::: Dataset excerpts :::

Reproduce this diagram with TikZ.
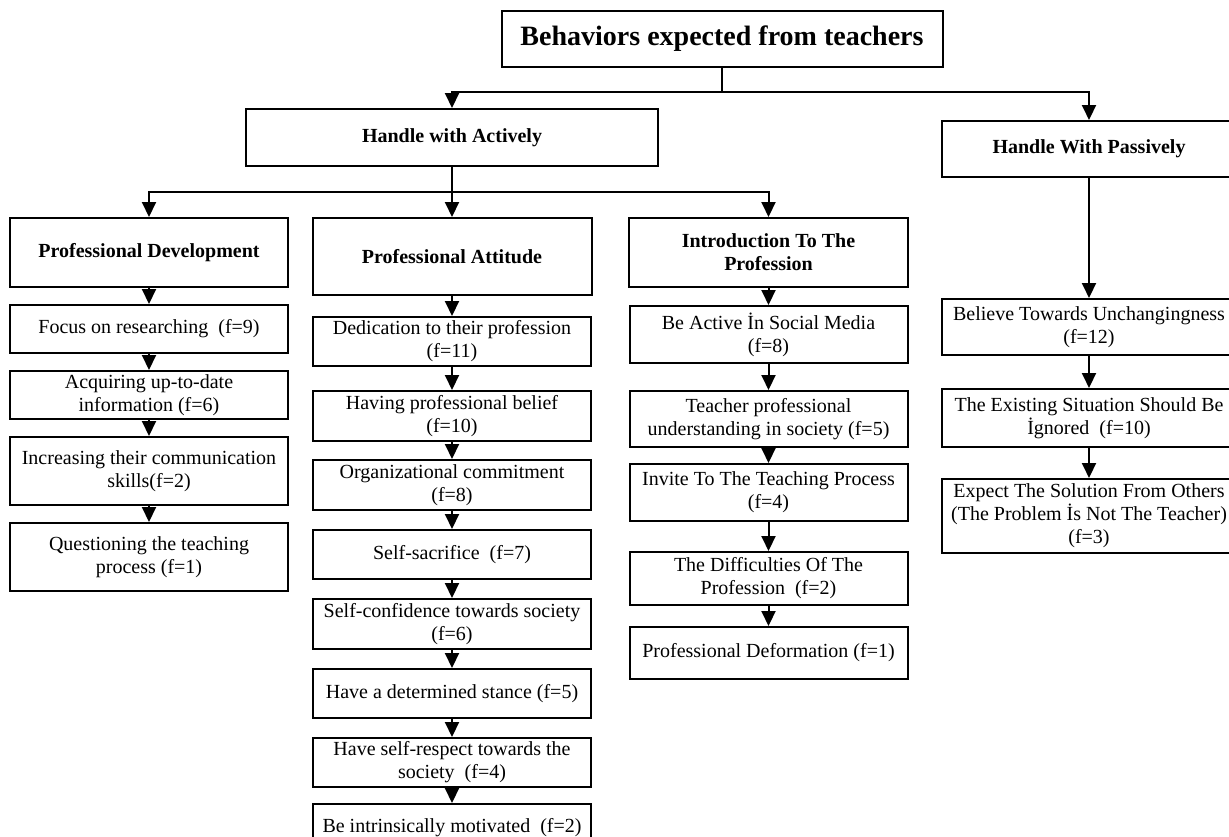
\documentclass[tikz,border=0pt]{standalone}
\usepackage{fontspec}
\setmainfont{Liberation Serif}
\usetikzlibrary{positioning}
\usetikzlibrary{arrows.meta}

\begin{document}
\begin{tikzpicture}[x=0.5pt,y=-0.5pt,
         head/.style = {draw, line width=1pt, inner sep=0pt, align=center,
         font=\fontsize{10}{11.5}\selectfont\bfseries},
         item/.style = {draw, line width=1pt, inner sep=0pt, align=center,
         minimum width=139pt, font=\fontsize{10}{11.5}\selectfont},
         link/.style = {line width=1pt, -{Triangle[length=7.5pt,width=7pt]}}]

   \clip (0,0) rectangle (1229,836);

   % top
   \node[head, minimum width=220.5pt, minimum height=28pt,
         font=\fontsize{14}{16}\selectfont\bfseries] (t0) at (722,39)
         {Behaviors expected from teachers};
   \node[head, minimum width=206pt, minimum height=28.5pt] (h1) at (452,137.5)
         {Handle with Actively};
   \node[head, minimum width=147pt, minimum height=28pt] (h2) at (1089,149)
         {Handle With Passively};

   % active branches
   \node[head, minimum width=139pt, minimum height=34.5pt] (d0) at (149,252.5)
         {Professional Development};
   \node[head, minimum width=139.5pt, minimum height=38.5pt] (p0) at (452,256.5)
         {Professional Attitude};
   \node[head, minimum width=139.5pt, minimum height=34.5pt] (i0) at (768.5,252.5)
         {Introduction To The\\Profession};

   % professional development
   \node[item, minimum height=24pt, below=8pt of d0] (d1) {Focus on researching\ \ (f=9)};
   \node[item, minimum height=24pt, below=8pt of d1] (d2) {Acquiring up-to-date\\information (f=6)};
   \node[item, minimum height=34pt, below=8pt of d2] (d3) {Increasing their communication\\skills(f=2)};
   \node[item, minimum height=34pt, below=8pt of d3] (d4) {Questioning the teaching\\process (f=1)};

   % professional attitude
   \node[item, minimum height=24.5pt, below=10pt of p0]  (p1) {Dedication to their profession\\(f=11)};
   \node[item, minimum height=25pt, below=11.5pt of p1]  (p2) {Having professional belief\\(f=10)};
   \node[item, minimum height=25pt, below=8.5pt of p2]   (p3) {Organizational commitment\\(f=8)};
   \node[item, minimum height=24.5pt, below=9pt of p3]   (p4) {Self-sacrifice\ \ (f=7)};
   \node[item, minimum height=25pt, below=9pt of p4]     (p5) {Self-confidence towards society\\(f=6)};
   \node[item, minimum height=24.5pt, below=9pt of p5]   (p6) {Have a determined stance (f=5)};
   \node[item, minimum height=24.5pt, below=9pt of p6]   (p7) {Have self-respect towards the\\society\ \ (f=4)};
   \node[item, minimum height=24pt, below=7.5pt of p7]   (p8) {Be intrinsically motivated\ \ (f=2)};

   % introduction to the profession
   \node[item, minimum height=28.5pt, below=8.5pt of i0] (i1) {Be Active İn Social Media\\(f=8)};
   \node[item, minimum height=28pt, below=13pt of i1]    (i2) {Teacher professional\\understanding in society (f=5)};
   \node[item, minimum height=28.5pt, below=7.5pt of i2] (i3) {Invite To The Teaching Process\\(f=4)};
   \node[item, minimum height=26.5pt, below=14.5pt of i3] (i4) {The Difficulties Of The\\Profession\ \ (f=2)};
   \node[item, minimum height=26pt, below=10pt of i4]    (i5) {Professional Deformation (f=1)};

   % passive
   \node[item, minimum width=147pt, minimum height=28pt, below=60pt of h2] (s1)
         {Believe Towards Unchangingness\\(f=12)};
   \node[item, minimum width=147pt, minimum height=29pt, below=16pt of s1] (s2)
         {The Existing Situation Should Be\\İgnored\ \ (f=10)};
   \node[item, minimum width=147pt, minimum height=37pt, below=15pt of s2] (s3)
         {Expect The Solution From Others\\(The Problem İs Not The Teacher)\\(f=3)};

   % buses
   \coordinate (b1) at (722,92);
   \coordinate (b2) at (452,192);
   \draw[line width=1pt] (t0.south) -- (b1);
   \draw[link] (b1) -| (h1.north);
   \draw[link] (b1) -| (h2.north);
   \draw[line width=1pt] (h1.south) -- (b2);
   \draw[link] (b2) -| (d0.north);
   \draw[link] (b2) -- (p0.north);
   \draw[link] (b2) -| (i0.north);

   % chains
   \foreach \a/\b in {d0/d1,d1/d2,d2/d3,d3/d4,
                      p0/p1,p1/p2,p2/p3,p3/p4,p4/p5,p5/p6,p6/p7,p7/p8,
                      i0/i1,i1/i2,i2/i3,i3/i4,i4/i5,
                      h2/s1,s1/s2,s2/s3}
      \draw[link] (\a) -- (\b);

\end{tikzpicture}
\end{document}
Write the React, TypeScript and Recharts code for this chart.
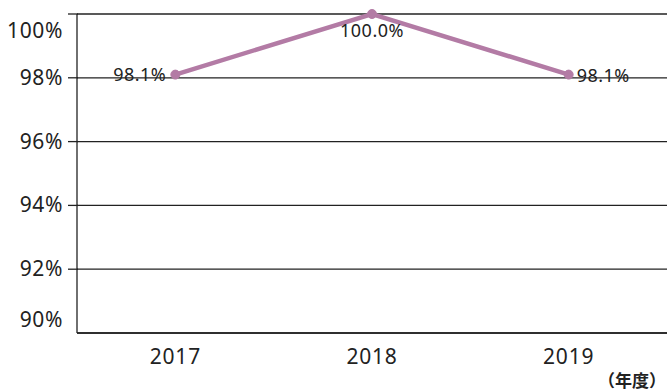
import React from 'react';
import { LineChart, Line, XAxis, YAxis, CartesianGrid, LabelList } from 'recharts';

const years = ['2017', '2018', '2019'];
const rates = [98.1, 100.0, 98.1];
const yTicks = [90, 92, 94, 96, 98, 100];

const chartData = years.map((year, i) => ({ year, rate: rates[i] }));

const FONT = '"Noto Sans", sans-serif';
const CJK = '"Noto Sans CJK JP", sans-serif';
const INK = '#222';
const TEXT = '#222';
const LINE_COLOR = '#b37ba5';

const YTick = ({ x, y, payload }: any) => {
  const v = payload.value;
  // top and bottom labels sit inside the plot band in the original
  const shift = v === 100 ? 17 : v === 90 ? -13 : 0;
  return (
    <g>
      {v !== 90 && <line x1={x - 1} x2={x + 9} y1={y} y2={y} stroke={INK} strokeWidth={1.3} />}
      <text x={x - 6} y={y + shift} dy={7} textAnchor="end" fontSize={21} letterSpacing={0.6} fill={TEXT} fontFamily={FONT}>
        {v}%
      </text>
    </g>
  );
};

const XTick = ({ x, y, payload }: any) => (
  <text x={x} y={y} dy={23} textAnchor="middle" fontSize={21} letterSpacing={0.8} fill={TEXT} fontFamily={FONT}>
    {payload.value}
  </text>
);

const PointLabel = ({ x, y, value, index }: any) => {
  const text = `${Number(value).toFixed(1)}%`;
  const common = { fontSize: 18, letterSpacing: 0.5, fill: TEXT, fontFamily: FONT };
  if (index === 0) {
    return <text x={x - 9} y={y} dy={6} textAnchor="end" {...common}>{text}</text>;
  }
  if (index === 1) {
    return <text x={x} y={y + 17} dy={6} textAnchor="middle" {...common}>{text}</text>;
  }
  return <text x={x + 8} y={y} dy={7} textAnchor="start" {...common}>{text}</text>;
};

export default function App() {
  return (
    <div style={{ position: 'absolute', left: 0, top: 0, width: 669, height: 391, background: '#fff' }}>
      <LineChart width={669} height={391} data={chartData} margin={{ top: 14, right: 2, bottom: 0, left: 0 }}>
        <CartesianGrid vertical={false} stroke={INK} strokeWidth={1.3} />
        <XAxis
          dataKey="year"
          scale="band"
          height={58}
          axisLine={{ stroke: INK, strokeWidth: 1.3 }}
          tickLine={false}
          tick={<XTick />}
        />
        <YAxis
          width={77}
          domain={[90, 100]}
          ticks={yTicks}
          interval={0}
          axisLine={{ stroke: INK, strokeWidth: 1.3 }}
          tickLine={false}
          tick={<YTick />}
        />
        <Line
          type="linear"
          dataKey="rate"
          stroke={LINE_COLOR}
          strokeWidth={4.5}
          dot={{ r: 4.5, fill: LINE_COLOR, stroke: LINE_COLOR, strokeWidth: 1 }}
          isAnimationActive={false}
        >
          <LabelList dataKey="rate" content={<PointLabel />} />
        </Line>
      </LineChart>
      <div
        style={{
          position: 'absolute',
          left: 598,
          top: 369,
          fontSize: 17,
          lineHeight: '21px',
          fontWeight: 700,
          fontFamily: CJK,
          color: '#222',
          whiteSpace: 'nowrap',
        }}
      >
        （年度）
      </div>
    </div>
  );
}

:::

Determine how many lines of the listing hold the word "React" and reply with that figure alone.

_Solution to this problem_:
2